Primitive Chain Network Simulation of Elongational Flows of Entangled Linear Chains: Stretch/Orientation-induced Reduction of Monomeric Friction

Well-entangled monodisperse linear polystyrene melts exhibit monotonic thinning of the steady state elongational viscosity with increasing the strain rate ε̇ even beyond the Rouse relaxation frequency, τR ‑1. This behavior is quite different from the thinning followed by hardening at ε̇ > τR ‑1 observed for entangled semidilute solutions. We attempt to elucidate the molecular origin of this difference by focusing on the concept of stretch/orientation-dependent monomeric friction ζ recently proposed by Ianniruberto and co-workers. Specifically, literature data of the stress relaxation after cessation of transient elongational flow, reported for both PS melts and solutions, are analyzed to evaluate the stretch/orientation-dependent decrease of ζ. In our working hypothesis, ζ is expressed as a function of the factor F so = λ̃2 S̅, where λ̃ is the normalized stretch ratio of entangled subchains defined with respect to the fully stretched state, and S̅ is an average orientational anisotropy of the components (polymer plus solvent if any) in the system.
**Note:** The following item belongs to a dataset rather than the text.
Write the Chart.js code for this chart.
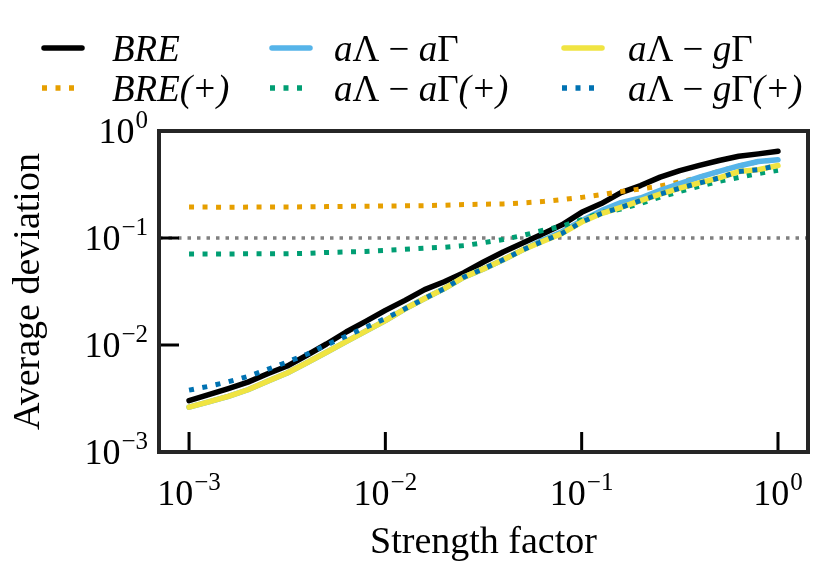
<!DOCTYPE html>
<html>
<head>
<meta charset="utf-8">
<script src="https://cdn.jsdelivr.net/npm/chart.js@4.4.1/dist/chart.umd.min.js"></script>
<style>
  html, body { margin: 0; padding: 0; background: #fff; }
  #wrap { width: 832px; height: 572px; position: relative; }
</style>
</head>
<body>
<div id="wrap"><canvas id="chart"></canvas></div>
<script>
// strength factor samples (log spaced in the source figure)
const strength = [0.001, 0.001259, 0.001585, 0.001995, 0.002512, 0.003162, 0.003981, 0.005012,
    0.00631, 0.007943, 0.01, 0.01259, 0.01585, 0.01995, 0.02512, 0.03162, 0.03981, 0.05012,
    0.0631, 0.07943, 0.1, 0.1259, 0.1585, 0.1995, 0.2512, 0.3162, 0.3981, 0.5012, 0.631, 0.7943, 1.0];

// average deviation per method
const bre = [0.003019, 0.003436, 0.003912, 0.004498, 0.005383, 0.006357, 0.008025, 0.01022, 0.01323, 0.01661,
    0.02105, 0.02613, 0.03292, 0.03903, 0.04739, 0.0597, 0.07408, 0.08977, 0.109, 0.1327,
    0.1738, 0.2097, 0.2658, 0.3092, 0.3705, 0.4254, 0.477, 0.5302, 0.5804, 0.6113, 0.6481];
const brePlus = [0.1944, 0.1944, 0.194, 0.1944, 0.1948, 0.1951, 0.1955, 0.1965, 0.1974, 0.1982,
    0.199, 0.1999, 0.2007, 0.2025, 0.2051, 0.2068, 0.2083, 0.2128, 0.2188, 0.2286,
    0.2396, 0.2545, 0.2716, 0.2873, 0.3058, 0.3334, 0.3697, 0.4199, 0.4709, 0.5189, 0.5383];
const aLaG = [0.002624, 0.002941, 0.003312, 0.003819, 0.004578, 0.005476, 0.006824, 0.008561, 0.01074, 0.01347,
    0.01689, 0.02179, 0.02722, 0.03363, 0.0431, 0.05144, 0.06257, 0.07751, 0.09536, 0.1146,
    0.1453, 0.1803, 0.2142, 0.2365, 0.2788, 0.3228, 0.3697, 0.4199, 0.4709, 0.5189, 0.5383];
const aLaGPlus = [0.07096, 0.07096, 0.07096, 0.07115, 0.07115, 0.07136, 0.07188, 0.07328, 0.07408, 0.07489,
    0.07652, 0.07835, 0.08023, 0.08199, 0.08487, 0.09035, 0.09681, 0.1057, 0.1175, 0.129,
    0.1484, 0.1726, 0.1862, 0.2097, 0.2412, 0.2716, 0.3045, 0.3385, 0.3682, 0.4005, 0.43];
const aLgG = [0.002624, 0.002941, 0.003312, 0.003819, 0.004578, 0.005476, 0.006824, 0.008561, 0.01074, 0.01347,
    0.01689, 0.02179, 0.02722, 0.03363, 0.0431, 0.05144, 0.06257, 0.07751, 0.09293, 0.1104,
    0.1409, 0.1693, 0.1931, 0.2237, 0.2573, 0.2922, 0.3269, 0.3642, 0.4181, 0.4356, 0.476];
const aLgGPlus = [0.003786, 0.00411, 0.004529, 0.005088, 0.005921, 0.006931, 0.008202, 0.01, 0.01209, 0.01459,
    0.01771, 0.02179, 0.02722, 0.03363, 0.0431, 0.05144, 0.06257, 0.07751, 0.09293, 0.1104,
    0.1409, 0.1693, 0.1931, 0.2237, 0.2573, 0.2922, 0.3269, 0.3642, 0.4181, 0.4356, 0.476];

const seriesLabels = ['BRE', 'BRE(+)', 'aΛ − aΓ', 'aΛ − aΓ(+)', 'aΛ − gΓ', 'aΛ − gΓ(+)'];
const seriesValues = [bre, brePlus, aLaG, aLaGPlus, aLgG, aLgGPlus];

const xTicks = [1e-3, 1e-2, 1e-1, 1];
const yTicks = [1e-3, 1e-2, 1e-1, 1];
const tickExponents = ['−3', '−2', '−1', '0'];
const refLevel = 0.1;
const xTitle = 'Strength factor';
const yTitle = 'Average deviation';

const DOT = [5, 8.5];
const styles = [
    { color: '#000000', dash: [] },
    { color: '#E69F00', dash: DOT },
    { color: '#56B4E9', dash: [] },
    { color: '#009E73', dash: DOT },
    { color: '#F0E442', dash: [] },
    { color: '#0072B2', dash: DOT }
];

const SERIF = '"Liberation Serif", "DejaVu Serif", serif';

// italic for latin letters, upright for greek and the minus sign
function drawMathText(ctx, text, x, y, size) {
    let cx = x;
    for (const ch of text) {
        const upright = /[\u0370-\u03FF\u2212 ]/.test(ch);
        ctx.font = (upright ? '' : 'italic ') + size + 'px ' + SERIF;
        ctx.fillText(ch, cx, y);
        cx += ctx.measureText(ch).width;
    }
}

function powerLabelWidth(ctx, exp) {
    ctx.font = '36px ' + SERIF;
    const w10 = ctx.measureText('10').width;
    ctx.font = '25px ' + SERIF;
    return [w10, ctx.measureText(exp).width];
}

function drawPowerLabel(ctx, exp, x, baseline) {
    ctx.font = '36px ' + SERIF;
    ctx.fillText('10', x, baseline);
    const w10 = ctx.measureText('10').width;
    ctx.font = '25px ' + SERIF;
    ctx.fillText(exp, x + w10 + 1, baseline - 15);
}

const axesDecor = {
    id: 'axesDecor',
    beforeDatasetsDraw(chart) {
        const { ctx, chartArea: a, scales: { y } } = chart;
        const py = y.getPixelForValue(refLevel);
        ctx.save();
        ctx.strokeStyle = '#808080';
        ctx.lineWidth = 3.5;
        ctx.setLineDash([3.5, 6]);
        ctx.beginPath();
        ctx.moveTo(a.left, py);
        ctx.lineTo(a.right, py);
        ctx.stroke();
        ctx.restore();
    },
    afterDraw(chart) {
        const { ctx, chartArea: a, scales: { x, y } } = chart;
        ctx.save();

        // ticks (inward, bottom and left only)
        ctx.strokeStyle = '#000';
        ctx.lineWidth = 3;
        xTicks.forEach(v => {
            const px = x.getPixelForValue(v);
            ctx.beginPath();
            ctx.moveTo(px, a.bottom);
            ctx.lineTo(px, a.bottom - 20);
            ctx.stroke();
        });
        yTicks.forEach(v => {
            const py = y.getPixelForValue(v);
            ctx.beginPath();
            ctx.moveTo(a.left, py);
            ctx.lineTo(a.left + 20, py);
            ctx.stroke();
        });

        // frame
        ctx.strokeStyle = '#262626';
        ctx.lineWidth = 4;
        ctx.strokeRect(a.left, a.top, a.right - a.left, a.bottom - a.top);

        // tick labels
        ctx.fillStyle = '#000';
        ctx.textAlign = 'left';
        ctx.textBaseline = 'alphabetic';
        xTicks.forEach((v, i) => {
            const px = x.getPixelForValue(v);
            const [w10, we] = powerLabelWidth(ctx, tickExponents[i]);
            drawPowerLabel(ctx, tickExponents[i], px - (w10 + we + 1) / 2, a.bottom + 53);
        });
        yTicks.forEach((v, i) => {
            const py = y.getPixelForValue(v);
            const [w10, we] = powerLabelWidth(ctx, tickExponents[i]);
            drawPowerLabel(ctx, tickExponents[i], a.left - 11 - (w10 + we + 1), py + 12);
        });

        // axis titles
        ctx.font = '38px ' + SERIF;
        ctx.textAlign = 'center';
        ctx.fillText(xTitle, (a.left + a.right) / 2, 553);
        ctx.save();
        ctx.translate(39, (a.top + a.bottom) / 2);
        ctx.rotate(-Math.PI / 2);
        ctx.fillText(yTitle, 0, 0);
        ctx.restore();

        // legend, three columns filled column-wise
        const colX = [42, 270, 562];
        const textX = [112, 334, 628];
        const rowY = [48, 88];
        ctx.textAlign = 'left';
        chart.data.datasets.forEach((ds, i) => {
            const col = Math.floor(i / 2), row = i % 2;
            const yy = rowY[row];
            ctx.strokeStyle = ds.borderColor;
            ctx.lineWidth = 5.5;
            ctx.setLineDash(ds.borderDash);
            ctx.lineCap = ds.borderDash.length ? 'butt' : 'round';
            ctx.beginPath();
            ctx.moveTo(colX[col] + (ds.borderDash.length ? 0 : 2), yy);
            ctx.lineTo(colX[col] + 40, yy);
            ctx.stroke();
            ctx.setLineDash([]);
            ctx.fillStyle = '#000';
            drawMathText(ctx, ds.label, textX[col], yy + 13, 37);
        });
        ctx.restore();
    }
};

const datasets = seriesValues.map((vals, i) => ({
    label: seriesLabels[i],
    data: strength.map((s, j) => ({ x: s, y: vals[j] })),
    borderColor: styles[i].color,
    backgroundColor: styles[i].color,
    borderWidth: styles[i].dash.length ? 5 : 5.5,
    borderDash: styles[i].dash,
    borderCapStyle: styles[i].dash.length ? 'butt' : 'round',
    borderJoinStyle: 'round',
    pointRadius: 0,
    tension: 0,
    fill: false,
    order: seriesValues.length - i
}));

new Chart(document.getElementById('chart').getContext('2d'), {
    type: 'line',
    data: { datasets },
    options: {
        responsive: true,
        maintainAspectRatio: false,
        animation: false,
        layout: { padding: { left: 159, right: 24, top: 131, bottom: 120 } },
        plugins: {
            legend: { display: false },
            tooltip: { enabled: false }
        },
        scales: {
            x: { type: 'logarithmic', min: 7.03e-4, max: 1.422, bounds: 'data', display: false },
            y: { type: 'logarithmic', min: 1e-3, max: 1, bounds: 'data', display: false }
        }
    },
    plugins: [axesDecor]
});
</script>
</body>
</html>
The factor F so was estimated from the stress decay data after flow cessation. The resulting functional form of ζ(F so) was then used in the primitive chain network (PCN) simulation including finite extensible nonlinear elasticity (FENE) to examine the elongational behavior of melts and solutions. For melts the simulation indicates that ζ decreases significantly under fast elongation because the entangled subchains are short and approach the fully stretched (and fully oriented) limit rather easily. Hence, the steady elongational viscosity ηE follows this decrease of ζ to exhibit the monotonic thinning even at ε̇ > τR ‑1. In contrast, for solutions, the simulated ηE exhibits thickening at ε̇ > τR ‑1 because the average anisotropy S̅ is governed by the solvent and remains small, thus overwhelming the increase of the subchain stretch λ̃. The simulated results proved to be in satisfactory agreement with the experiments.